When the UK left the EU, it also left the Single Market as well as the Customs Union. Whereas the Customs Union is focused on removing internal tariffs and setting common external tariffs for goods, the Single Market focuses on aligning regulations and standards across the market to enable goods and services to flow freely across the EU. Frontier’s analysis suggests that joining the Single Market could deliver an increase in UK GDP of £54bn in the long run and exports by £25bn in one year. UK membership of the Single Market could boost the EU’s GDP by $55bn in the long run, still just three-fifths of the potential benefits of full membership.

How would Reform UK’s plans on Europe affect the UK economy?

A fall of at least £35bn over 10-15 years.

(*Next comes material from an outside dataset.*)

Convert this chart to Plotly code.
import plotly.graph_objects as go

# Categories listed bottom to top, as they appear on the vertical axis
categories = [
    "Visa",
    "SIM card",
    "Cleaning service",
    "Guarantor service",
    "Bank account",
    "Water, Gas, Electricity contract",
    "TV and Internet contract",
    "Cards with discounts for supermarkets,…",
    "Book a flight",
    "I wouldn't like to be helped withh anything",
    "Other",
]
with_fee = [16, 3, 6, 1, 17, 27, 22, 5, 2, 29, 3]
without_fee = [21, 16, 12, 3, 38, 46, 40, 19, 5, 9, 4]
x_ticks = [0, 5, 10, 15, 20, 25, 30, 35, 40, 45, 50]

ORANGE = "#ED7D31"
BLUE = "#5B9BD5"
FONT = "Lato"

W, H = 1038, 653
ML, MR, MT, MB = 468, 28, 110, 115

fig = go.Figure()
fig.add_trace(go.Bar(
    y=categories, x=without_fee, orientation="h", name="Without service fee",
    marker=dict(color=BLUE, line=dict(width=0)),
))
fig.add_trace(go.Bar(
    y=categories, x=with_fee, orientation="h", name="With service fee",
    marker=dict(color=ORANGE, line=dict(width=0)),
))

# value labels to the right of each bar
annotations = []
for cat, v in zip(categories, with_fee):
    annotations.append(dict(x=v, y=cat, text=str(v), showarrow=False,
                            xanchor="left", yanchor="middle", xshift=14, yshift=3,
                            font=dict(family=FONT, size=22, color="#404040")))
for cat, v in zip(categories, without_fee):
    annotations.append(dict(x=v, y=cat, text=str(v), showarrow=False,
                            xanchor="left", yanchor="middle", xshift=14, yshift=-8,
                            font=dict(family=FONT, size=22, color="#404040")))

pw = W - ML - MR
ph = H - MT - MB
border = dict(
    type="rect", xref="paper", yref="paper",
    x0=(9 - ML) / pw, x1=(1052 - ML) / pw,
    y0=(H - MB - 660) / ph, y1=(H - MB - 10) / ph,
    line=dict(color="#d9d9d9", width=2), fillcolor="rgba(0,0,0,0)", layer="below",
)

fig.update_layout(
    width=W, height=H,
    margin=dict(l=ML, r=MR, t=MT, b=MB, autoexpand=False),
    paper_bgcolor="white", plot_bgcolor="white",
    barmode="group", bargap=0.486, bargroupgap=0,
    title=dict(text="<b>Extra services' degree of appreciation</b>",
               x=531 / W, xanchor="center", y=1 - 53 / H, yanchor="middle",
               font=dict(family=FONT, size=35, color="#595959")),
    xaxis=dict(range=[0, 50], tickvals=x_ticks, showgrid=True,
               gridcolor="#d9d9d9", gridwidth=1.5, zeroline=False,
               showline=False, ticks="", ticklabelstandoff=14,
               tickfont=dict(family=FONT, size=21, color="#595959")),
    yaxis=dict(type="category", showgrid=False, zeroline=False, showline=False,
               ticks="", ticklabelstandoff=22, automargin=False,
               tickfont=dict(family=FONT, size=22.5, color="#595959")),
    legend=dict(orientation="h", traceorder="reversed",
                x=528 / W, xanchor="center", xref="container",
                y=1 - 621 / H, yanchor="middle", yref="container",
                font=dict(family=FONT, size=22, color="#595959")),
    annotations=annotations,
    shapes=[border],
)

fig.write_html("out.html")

Both Reform UK and the Conservative party have opposed the current UK-EU reset, with Nigel Farage particularly vocal in his threat to scrap the agreements made so far. Additionally, both parties on the right of British politics have warned they would  withdraw from the European Convention on Human Rights, which could lead to a full or partial suspension of the TCA. Frontier’s modelling captures this “TCA minus” by modelling increased trade frictions and regulatory distance, which could see the UK’s GDP fall by a further £35bn in the long run and see exports fall by £13bn in one year. It would decrease the EU’s GDP by almost $30bn – a full $120bn swing from the positive effect for the bloc of full UK membership.

Would EU membership help the UK and the EU deal with US tariffs?

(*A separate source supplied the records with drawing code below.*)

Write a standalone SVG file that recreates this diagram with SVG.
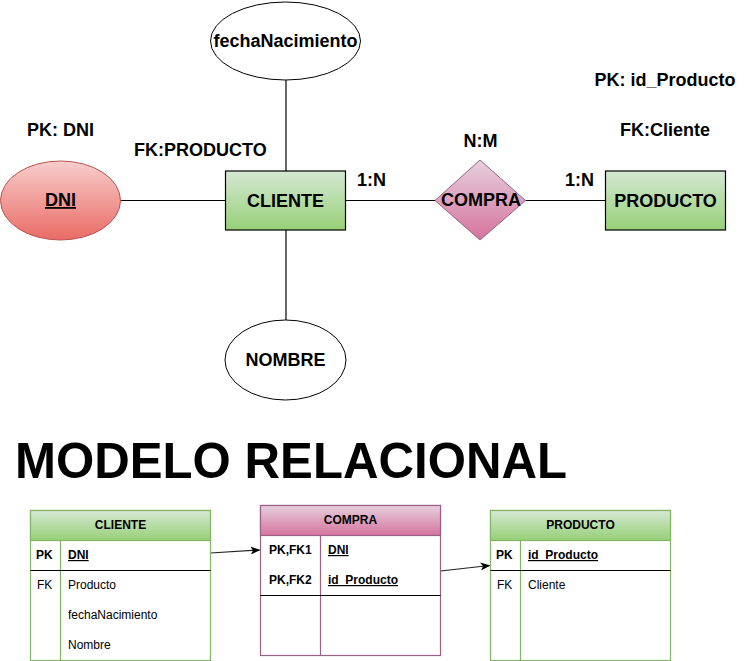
<svg xmlns="http://www.w3.org/2000/svg" width="746" height="661" viewBox="0 0 746 661">
<defs>
<linearGradient id="gGreen" x1="0" y1="0" x2="0" y2="1"><stop offset="0" stop-color="#d5e8d4"/><stop offset="1" stop-color="#97d077"/></linearGradient>
<linearGradient id="gPink" x1="0" y1="0" x2="0" y2="1"><stop offset="0" stop-color="#e6d0de"/><stop offset="1" stop-color="#d5739d"/></linearGradient>
<linearGradient id="gRed" x1="0" y1="0" x2="0" y2="1"><stop offset="0" stop-color="#f8cecc"/><stop offset="1" stop-color="#ea6b66"/></linearGradient>
<marker id="arr" markerWidth="10" markerHeight="8" refX="9" refY="4" orient="auto" markerUnits="userSpaceOnUse"><path d="M0,0 L10,4 L0,8 L2.5,4 Z" fill="#000"/></marker>
<style>
text{font-family:"Liberation Sans",Arial,sans-serif;fill:#000}
.b18{font-size:18px;font-weight:bold}
.c{text-anchor:middle}
.t12{font-size:12px}
.bd{font-weight:bold}
.u{text-decoration:underline}
.ln{stroke:#000;stroke-width:1.2;fill:none}
.ell{fill:#fff;stroke:#000;stroke-width:1}
.ent{fill:url(#gGreen);stroke:#000;stroke-width:1.2}
.tg{stroke:#82b366;stroke-width:1.2}
.tp{stroke:#996185;stroke-width:1.2}
</style>
</defs>
<g id="connectors">
<line class="ln" x1="286" y1="80" x2="286" y2="171"/>
<line class="ln" x1="286" y1="230" x2="286" y2="320"/>
<line class="ln" x1="120" y1="200.5" x2="225" y2="200.5"/>
<line class="ln" x1="345" y1="200.5" x2="435" y2="200.5"/>
<line class="ln" x1="525" y1="200.5" x2="605" y2="200.5"/>
<line x1="210.5" y1="553" x2="259.5" y2="550" stroke="#222" stroke-width="1.2" marker-end="url(#arr)"/>
<line x1="440.5" y1="571" x2="489.5" y2="565.5" stroke="#222" stroke-width="1.2" marker-end="url(#arr)"/>
</g>
<g id="fechaNacimiento">
<ellipse class="ell" cx="285.5" cy="41" rx="75" ry="39"/>
<text class="b18 c" x="285.5" y="47">fechaNacimiento</text>
</g>
<g id="dni">
<ellipse cx="60.5" cy="200.5" rx="60" ry="39.5" fill="url(#gRed)" stroke="#b85450" stroke-width="1"/>
<text class="b18 c u" x="60.5" y="206">DNI</text>
</g>
<g id="cliente">
<rect class="ent" x="225.5" y="171" width="120" height="59"/>
<text class="b18 c" x="285.5" y="206.5">CLIENTE</text>
</g>
<g id="nombre">
<ellipse class="ell" cx="285.5" cy="360" rx="60.5" ry="40"/>
<text class="b18 c" x="285.5" y="366">NOMBRE</text>
</g>
<g id="compra">
<polygon points="480,160 525.5,200.5 480,240 435,200.5" fill="url(#gPink)" stroke="#996185" stroke-width="1"/>
<text class="b18 c" x="481" y="206">COMPRA</text>
</g>
<g id="producto">
<rect class="ent" x="605.5" y="171" width="120" height="59"/>
<text class="b18 c" x="665.5" y="206.5">PRODUCTO</text>
</g>
<g id="labels">
<text class="b18" x="27" y="136">PK: DNI</text>
<text class="b18" x="134" y="156">FK:PRODUCTO</text>
<text class="b18" x="357" y="186">1:N</text>
<text class="b18 c" x="480.5" y="147">N:M</text>
<text class="b18" x="565" y="186">1:N</text>
<text class="b18 c" x="665" y="86">PK: id_Producto</text>
<text class="b18 c" x="665" y="136">FK:Cliente</text>
<text x="15" y="478" font-size="50" font-weight="bold" textLength="552" lengthAdjust="spacingAndGlyphs">MODELO RELACIONAL</text>
</g>
<g id="tabla-cliente">
<rect x="30.5" y="510.5" width="180" height="150" fill="#fff" class="tg"/>
<rect x="30.5" y="510.5" width="180" height="30" fill="url(#gGreen)" class="tg"/>
<line x1="60.5" y1="540.5" x2="60.5" y2="660.5" class="tg"/>
<line x1="30.5" y1="570.5" x2="210.5" y2="570.5" stroke="#000" stroke-width="1.2"/>
<text class="t12 bd c" x="120.5" y="529">CLIENTE</text>
<text class="t12 bd" x="36" y="559">PK</text>
<text class="t12 bd u" x="68" y="559">DNI</text>
<text class="t12" x="37" y="589">FK</text>
<text class="t12" x="68" y="589">Producto</text>
<text class="t12" x="68" y="619">fechaNacimiento</text>
<text class="t12" x="68" y="649">Nombre</text>
</g>
<g id="tabla-compra">
<rect x="260.5" y="505.5" width="180" height="150" fill="#fff" class="tp"/>
<rect x="260.5" y="505.5" width="180" height="30" fill="url(#gPink)" class="tp"/>
<line x1="320.5" y1="535.5" x2="320.5" y2="655.5" class="tp"/>
<line x1="260.5" y1="595.5" x2="440.5" y2="595.5" stroke="#000" stroke-width="1.2"/>
<text class="t12 bd c" x="350.5" y="524">COMPRA</text>
<text class="t12 bd" x="269" y="554">PK,FK1</text>
<text class="t12 bd u" x="328" y="554">DNI</text>
<text class="t12 bd" x="269" y="584">PK,FK2</text>
<text class="t12 bd u" x="328" y="584">id_Producto</text>
</g>
<g id="tabla-producto">
<rect x="490.5" y="510.5" width="180" height="150" fill="#fff" class="tg"/>
<rect x="490.5" y="510.5" width="180" height="30" fill="url(#gGreen)" class="tg"/>
<line x1="520.5" y1="540.5" x2="520.5" y2="660.5" class="tg"/>
<line x1="490.5" y1="570.5" x2="670.5" y2="570.5" stroke="#000" stroke-width="1.2"/>
<text class="t12 bd c" x="580.5" y="529">PRODUCTO</text>
<text class="t12 bd" x="496" y="559">PK</text>
<text class="t12 bd u" x="528" y="559">id_Producto</text>
<text class="t12" x="497" y="589">FK</text>
<text class="t12" x="528" y="589">Cliente</text>
</g>
</svg>
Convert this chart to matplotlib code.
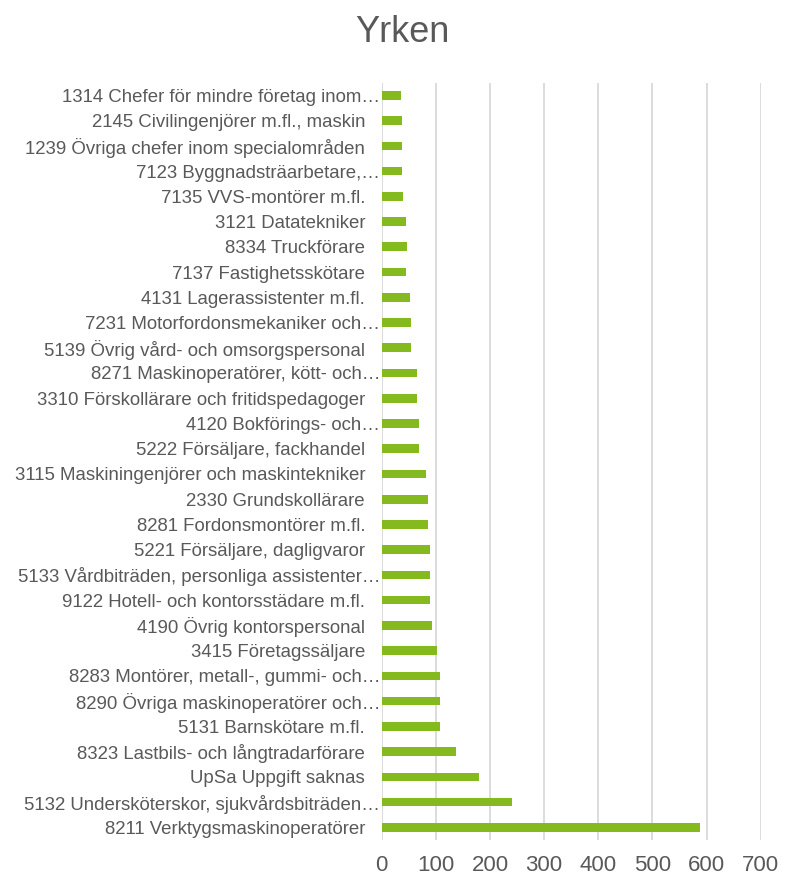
import matplotlib
matplotlib.use("Agg")
import matplotlib.pyplot as plt

categories = [
    "1314 Chefer för mindre företag inom…",
    "2145 Civilingenjörer m.fl., maskin",
    "1239 Övriga chefer inom specialområden",
    "7123 Byggnadsträarbetare,…",
    "7135 VVS-montörer m.fl.",
    "3121 Datatekniker",
    "8334 Truckförare",
    "7137 Fastighetsskötare",
    "4131 Lagerassistenter m.fl.",
    "7231 Motorfordonsmekaniker och…",
    "5139 Övrig vård- och omsorgspersonal",
    "8271 Maskinoperatörer, kött- och…",
    "3310 Förskollärare och fritidspedagoger",
    "4120 Bokförings- och…",
    "5222 Försäljare, fackhandel",
    "3115 Maskiningenjörer och maskintekniker",
    "2330 Grundskollärare",
    "8281 Fordonsmontörer m.fl.",
    "5221 Försäljare, dagligvaror",
    "5133 Vårdbiträden, personliga assistenter…",
    "9122 Hotell- och kontorsstädare m.fl.",
    "4190 Övrig kontorspersonal",
    "3415 Företagssäljare",
    "8283 Montörer, metall-, gummi- och…",
    "8290 Övriga maskinoperatörer och…",
    "5131 Barnskötare m.fl.",
    "8323 Lastbils- och långtradarförare",
    "UpSa Uppgift saknas",
    "5132 Undersköterskor, sjukvårdsbiträden…",
    "8211 Verktygsmaskinoperatörer",
]
values = [36, 37, 37, 37, 40, 44, 46, 45, 53, 54, 55, 65, 66, 68, 68,
          81, 85, 86, 89, 89, 90, 92, 102, 107, 108, 108, 137, 179, 241, 588]
xticks = [0, 100, 200, 300, 400, 500, 600, 700]
title = "Yrken"

plt.rcParams['font.family'] = ['Liberation Sans', 'DejaVu Sans']
text_color = '#595959'
grid_color = '#D9D9D9'
bar_color = '#84BA1E'

fig = plt.figure(figsize=(8.05, 8.8), dpi=100)
ax = fig.add_axes([381.7 / 805, 1 - 840 / 880, 379 / 805, (840 - 82.7) / 880])

ypos = list(range(len(categories)))
ax.barh(ypos, values, height=0.34, color=bar_color, zorder=3)
ax.set_ylim(len(categories) - 0.5, -0.5)
ax.set_xlim(0, 700)
ax.set_xticks(xticks)
ax.set_xticklabels([str(t) for t in xticks], fontsize=16, color=text_color)
ax.tick_params(axis='x', length=0, pad=11)
ax.set_yticks([])
for s in ax.spines.values():
    s.set_visible(False)
ax.grid(axis='x', color=grid_color, linewidth=1.3, zorder=0)

for i, lab in enumerate(categories):
    off = -1 if lab.endswith("…") else -12
    ax.annotate(lab, xy=(0, i), xycoords='data', xytext=(off, 0),
                textcoords='offset points', ha='right', va='center_baseline',
                fontsize=13.4, color=text_color, annotation_clip=False)

fig.text(0.5, 1 - 28 / 880, title, ha='center', va='center_baseline', fontsize=26, color=text_color)

fig.savefig("out.png", dpi=100)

UK GDP increases £83bn with EU membership even with US tariffs.

Frontier Economics also modelled the effect of US tariffs on both the UK and the EU, in a scenario where the UK regains EU membership. In this scenario, the UK’s GDP still increases by £83bn in the long run even with US tariffs. Exports would still increase by £38 billion in one year. The findings show that deeper integration with the UK, through membership, shields the EU from the worst impacts of US tariffs. UK membership of the EU offsets the damage done by the US tariffs to the bloc by $116bn. This suggests that for the EU, deeper integration with the UK is a robust mitigation strategy in a world of US tariffs.